Member of the South Carolina House of Representatives from the 78th district
- In office November 2004 – November 2012
- Preceded by: Joel Lourie
- Succeeded by: Beth Bernstein

Personal details
- Born: May 13 Columbia, South Carolina
- Party: Democratic
- Education: University of South Carolina

= Joan B. Brady =

American politician

Joan B. Brady is an American politician. She was a Republican member of the South Carolina House of Representatives, who is representing House District 78, Richland County, Columbia, SC.

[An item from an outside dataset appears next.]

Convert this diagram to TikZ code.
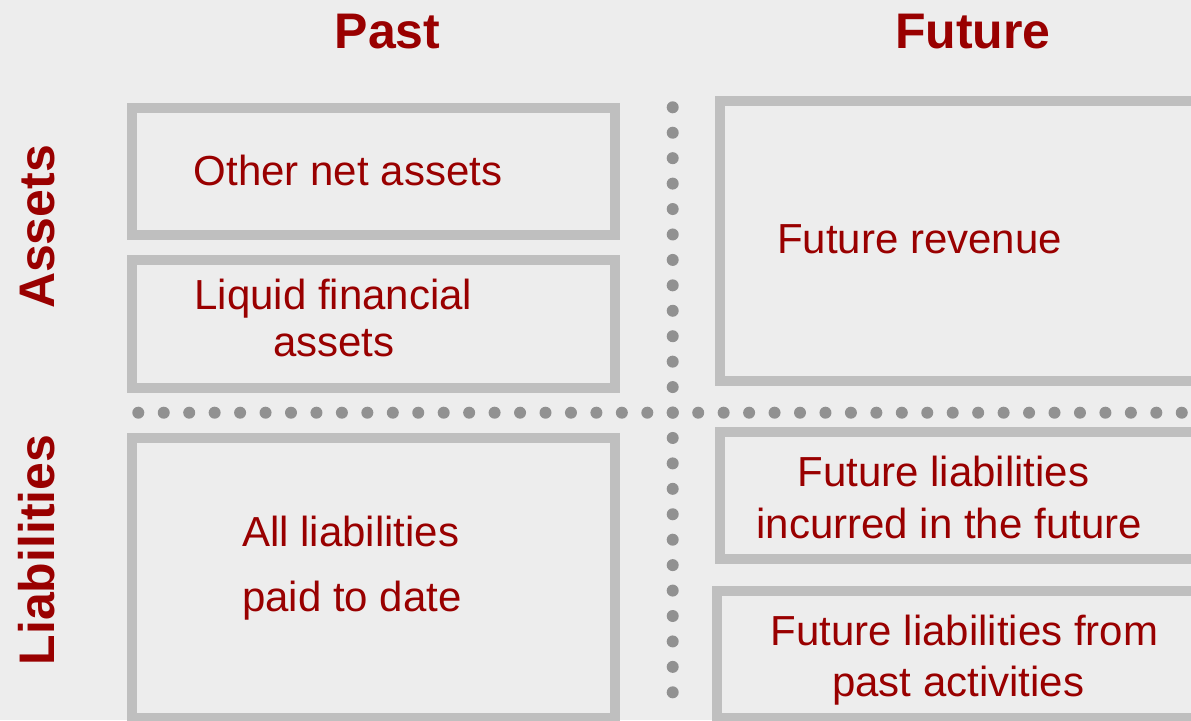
\documentclass[tikz,border=0pt]{standalone}
\usepackage{fontspec}
\setmainfont{Liberation Sans}
\definecolor{txtred}{RGB}{153,0,0}
\definecolor{boxgray}{RGB}{191,191,191}
\definecolor{dotgray}{RGB}{145,145,145}
\definecolor{bggray}{RGB}{237,237,237}
\begin{document}
\begin{tikzpicture}[x=1pt,y=-1pt,
  panel/.style={draw=boxgray, line width=10pt, inner sep=0pt, outer sep=0pt, rectangle},
  body/.style={text=txtred, font=\fontsize{42}{48}\selectfont, anchor=base, inner sep=0pt},
  head/.style={text=txtred, font=\fontsize{50}{58}\selectfont\bfseries, anchor=base, inner sep=0pt},
  dotmark/.style={fill=dotgray}]
\useasboundingbox (0,0) rectangle (1191,720);
\fill[bggray] (0,0) rectangle (1191,720);
\clip (0,0) rectangle (1191,720);

% panels
\node[panel, minimum width=483.3pt, minimum height=126.7pt] (b1) at (373.3,171.7) {};
\node[panel, minimum width=483.3pt, minimum height=127.5pt] (b2) at (373.3,323.8) {};
\node[panel, minimum width=530pt, minimum height=280.5pt] (b3) at (985,240.8) {};
\node[panel, minimum width=483.3pt, minimum height=280pt] (b4) at (373.3,578) {};
\node[panel, minimum width=530pt, minimum height=127.5pt] (b5) at (985,495.3) {};
\node[panel, minimum width=533pt, minimum height=127pt] (b6) at (983.5,654.5) {};

% dotted separators
\foreach \i in {0,...,23} \fill[dotmark] (672.7,{107.3+\i*25.435}) circle (6pt);
\foreach \i in {0,...,41} \fill[dotmark] ({138.3+\i*25.45},412.7) circle (6pt);

% headings
\node[head] (past) at (387.5,48.3) {Past};
\node[head] (future) at (973,48.3) {Future};
\node[head, rotate=90] (assets) at (54,227) {Assets};
\node[head, rotate=90] (liab) at (54,550) {Liabilities};

% texts
\node[body] (t1) at (348,185.7) {Other net assets};
\node[body] (t2a) at (333.4,309.3) {Liquid financial};
\node[body] (t2b) at (333.8,356.7) {assets};
\node[body] (t3) at (919.5,253.3) {Future revenue};
\node[body] (t4a) at (350.8,546.7) {All liabilities};
\node[body] (t4b) at (352,611.7) {paid to date};
\node[body] (t5a) at (943.3,486.7) {Future liabilities};
\node[body] (t5b) at (949.2,538.3) {incurred in the future};
\node[body] (t6a) at (964.5,645) {Future liabilities from};
\node[body] (t6b) at (958.3,696.7) {past activities};
\end{tikzpicture}
\end{document}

== Early life and education ==
Brady has a degree in journalism from the University of South Carolina. She worked at WCOS-FM radio while earning her degree.

== Political career ==
Brady served as Mayor of Arcadia Lakes in Richland County from 1997 to 2000. She served on Richland County Council from 2000 to 2004.

=== South Carolina House of Representatives ===
Brady won the District 78 seat to the South Carolina House in 2004. Her service in that role included:

- Council of State Government Toll Fellowship, 2005
- South Carolina House Arts Caucus
- Greater Columbia Chamber of Commerce Northeast Council, past Board
- South Carolina New Statesman Society, 2005
- Women In Government, State Director, 2006–10, Executive Board, 2010
- South Carolina Republican Women's Legislative Caucus, 2005, chair, 2007–08
- National Foundation of Women Legislators, State Director, 2008, Recording Secretary, 2009
- Southeastern Institute for Women in Politics, Advisory Board
- House Rules Committee, 2007
- Committee to Screen Candidates for Boards of Trustees of State Colleges and Universities, 2007, Vice Chairman, 2009
- Education and Economics Development Coordinating Council
- South Carolina General Assembly Women's Caucus, chairman, 2008–10
- House Agriculture, Natural Resources and Environmental Affairs, 2005–07
- Labor, Commerce and Industry Committee
- Insurance Subcommittee Chairman
- Joint Legislative and Citizens Commission on Children, Vice Chairman, 2008
- ALEC Telecommunications Task Force, 2009
- House Ethics Committee
- Majority Whip

=== 2012 South Carolina Election ===
In 2012, Brady lost the general election race to Democratic challenger Beth Bernstein.